The tension between basic civilian liberties and state control are evident in two stories today.
In Russia, security agencies are tightening the vise on free speech. Academics, environmentalists, and journalists are feeling the squeeze because any sharing of public information with foreigners is being called treason if it threatens, or seems to threaten, government interests (page 1).
In Indonesia, the military is attacking civilians seen as supporters of the independence movement in the resource-rich province of Aceh. This is despite pledges by President Abdurrahman Wahid to stop military abuses and to give Aceh back more oil-and-gas revenues (this page).
David Clark Scott World editor
REPORTERS ON THE JOB...
DETOURED IN ACEH: On the day reporter Dan Murphy drove south from Banda Aceh to Lhokseumawe, Indonesia, about half of the route was cut off by Free Aceh Movement (GAM) rebels.

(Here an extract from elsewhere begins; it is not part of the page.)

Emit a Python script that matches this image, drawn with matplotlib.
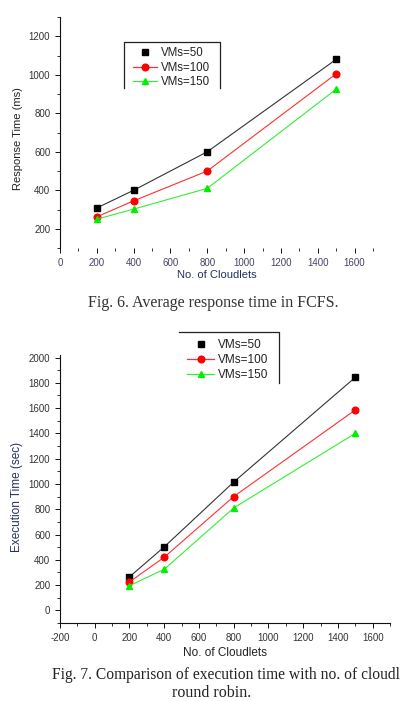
import matplotlib
matplotlib.use("Agg")
import matplotlib.pyplot as plt
from matplotlib.lines import Line2D
from matplotlib.ticker import MultipleLocator

plt.rcParams["axes.unicode_minus"] = False

# ---- data ----
cloudlets = [200, 400, 800, 1500]
series_labels = ["VMs=50", "VMs=100", "VMs=150"]

resp_vm50 = [308, 400, 600, 1080]
resp_vm100 = [262, 345, 500, 1005]
resp_vm150 = [250, 302, 410, 925]

exec_vm50 = [265, 502, 1015, 1843]
exec_vm100 = [225, 420, 900, 1585]
exec_vm150 = [195, 325, 810, 1400]

W, H = 407, 701
fig = plt.figure(figsize=(W / 100, H / 100), dpi=100)

SANS = ["Liberation Sans", "DejaVu Sans"]
SERIF = ["Liberation Serif", "DejaVu Serif"]
NAVY = "#24305e"

styles = [
    dict(color="#333333", marker="s", mfc="#000000", mec="#000000"),
    dict(color="#ff3030", marker="o", mfc="#ff0000", mec="#ff0000"),
    dict(color="#33ee33", marker="^", mfc="#00ee00", mec="#00ee00"),
]


def fx(px):
    return px / W


def fy(py):
    return 1 - py / H


def style_axes(ax, show_bottom):
    for s in ["top", "right"]:
        ax.spines[s].set_visible(False)
    ax.spines["bottom"].set_visible(show_bottom)
    for s in ["left", "bottom"]:
        ax.spines[s].set_linewidth(0.8)
        ax.spines[s].set_color("#111111")
    ax.tick_params(which="major", direction="out", length=3.5, width=0.7,
                   labelsize=7, colors="#111111")
    ax.tick_params(which="minor", direction="out", length=2, width=0.6,
                   colors="#111111")
    for lab in ax.get_xticklabels() + ax.get_yticklabels():
        lab.set_family(SANS)
        lab.set_color("#333333")


def draw_legend(ax, anchor, fontsize, handlelength, labelspacing):
    handles = []
    for i, (lab, st) in enumerate(zip(series_labels, styles)):
        ls = "none" if i == 0 else "-"
        handles.append(Line2D([], [], linestyle=ls, color=st["color"], lw=0.9,
                              marker=st["marker"], mfc=st["mfc"], mec=st["mec"],
                              markersize=4.8))
    leg = ax.legend(handles, series_labels, loc="upper left",
                    bbox_to_anchor=anchor, bbox_transform=fig.transFigure,
                    frameon=False, borderpad=0, borderaxespad=0,
                    handlelength=handlelength, handletextpad=0.35,
                    labelspacing=labelspacing,
                    prop=dict(family=SANS, size=fontsize))
    for t in leg.get_texts():
        t.set_color("#222222")
    return leg


def fig_line(xs, ys):
    fig.add_artist(Line2D([fx(x) for x in xs], [fy(y) for y in ys],
                          transform=fig.transFigure, color="#222222", lw=0.9))


# ---- Chart 1: response time ----
ax1 = fig.add_axes([fx(60), fy(248), fx(373) - fx(60), fy(17) - fy(248)])
for vals, st in zip([resp_vm50, resp_vm100, resp_vm150], styles):
    ax1.plot(cloudlets, vals, color=st["color"], lw=0.8, marker=st["marker"],
             mfc=st["mfc"], mec=st["mec"], markersize=4.8)
ax1.set_xlim(0, 1700)
ax1.set_ylim(100, 1300)
ax1.xaxis.set_major_locator(MultipleLocator(200))
ax1.xaxis.set_minor_locator(MultipleLocator(100))
ax1.yaxis.set_major_locator(MultipleLocator(200))
ax1.yaxis.set_minor_locator(MultipleLocator(100))
style_axes(ax1, show_bottom=False)
ax1.set_xticks(range(0, 1601, 200))
ax1.set_xticklabels([str(v) for v in range(0, 1601, 200)], family=SANS, color="#444466")

draw_legend(ax1, (fx(133), fy(47)), 8.3, 2.1, 0.22)
fig_line([124, 124, 220, 220], [88, 42, 42, 88])

fig.text(fx(18), fy(139), "Response Time (ms)", rotation=90, ha="center",
         va="center", family=SANS, fontsize=8, color="#222222")
fig.text(fx(217), fy(275), "No. of Cloudlets", ha="center", va="center",
         family=SANS, fontsize=8, color=NAVY)
fig.text(fx(213), fy(303), "Fig. 6. Average response time in FCFS.",
         ha="center", va="center", family=SERIF, fontsize=11.5, color="#333333")

# ---- Chart 2: execution time ----
ax2 = fig.add_axes([fx(60), fy(623), fx(390) - fx(60), fy(355) - fy(623)])
for vals, st in zip([exec_vm50, exec_vm100, exec_vm150], styles):
    ax2.plot(cloudlets, vals, color=st["color"], lw=0.8, marker=st["marker"],
             mfc=st["mfc"], mec=st["mec"], markersize=4.8)
ax2.set_xlim(-200, 1700)
ax2.set_ylim(-100, 2020)
ax2.xaxis.set_major_locator(MultipleLocator(200))
ax2.xaxis.set_minor_locator(MultipleLocator(100))
ax2.yaxis.set_major_locator(MultipleLocator(200))
ax2.yaxis.set_minor_locator(MultipleLocator(100))
style_axes(ax2, show_bottom=True)

draw_legend(ax2, (fx(187), fy(339)), 8.5, 2.3, 0.25)
fig_line([179, 279, 279], [332, 332, 383])

fig.text(fx(17), fy(497), "Execution Time (sec)", rotation=90, ha="center",
         va="center", family=SANS, fontsize=8.5, color=NAVY)
fig.text(fx(225), fy(653), "No. of Cloudlets", ha="center", va="center",
         family=SANS, fontsize=8.5, color="#222222")
fig.text(fx(52), fy(675), "Fig. 7. Comparison of execution time with no. of cloudl",
         ha="left", va="center", family=SERIF, fontsize=11.2, color="#222222")
fig.text(fx(212), fy(693), "round robin.", ha="center", va="center",
         family=SERIF, fontsize=11.5, color="#222222")

fig.savefig("out.png", dpi=100)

It took about five minutes of fast talking for Dan's guide to persuade the rebels that Dan was not a government spy but a journalist. Still, they had to take the back roads. His five-hour detour gave him a window on the GAM's logistical coordination. Dan drove from village to village, and met with GAM intelligence officers holding Motorola two-way radios who directed locals to hop on a motorcycle and lead them to the next village.
"It's clear that in some parts of Aceh, GAM has developed a very close working relationship with the people. In the past, most folks were more neutral. But the cooperation is in part because the Indonesian military's abusive behavior has driven people to the GAM for some sense of protection," says Dan.
Follow-up on a Monitor story:
Remember Joe? Joe ("I am Canadian") has left Canada.
As reported in the Monitor on May 4, actor Jeff Douglas performed a 60-second "rant" in a beer commercial last year that galvanized Canadians into a patriotic fervor. But he has recently decamped for Los Angeles.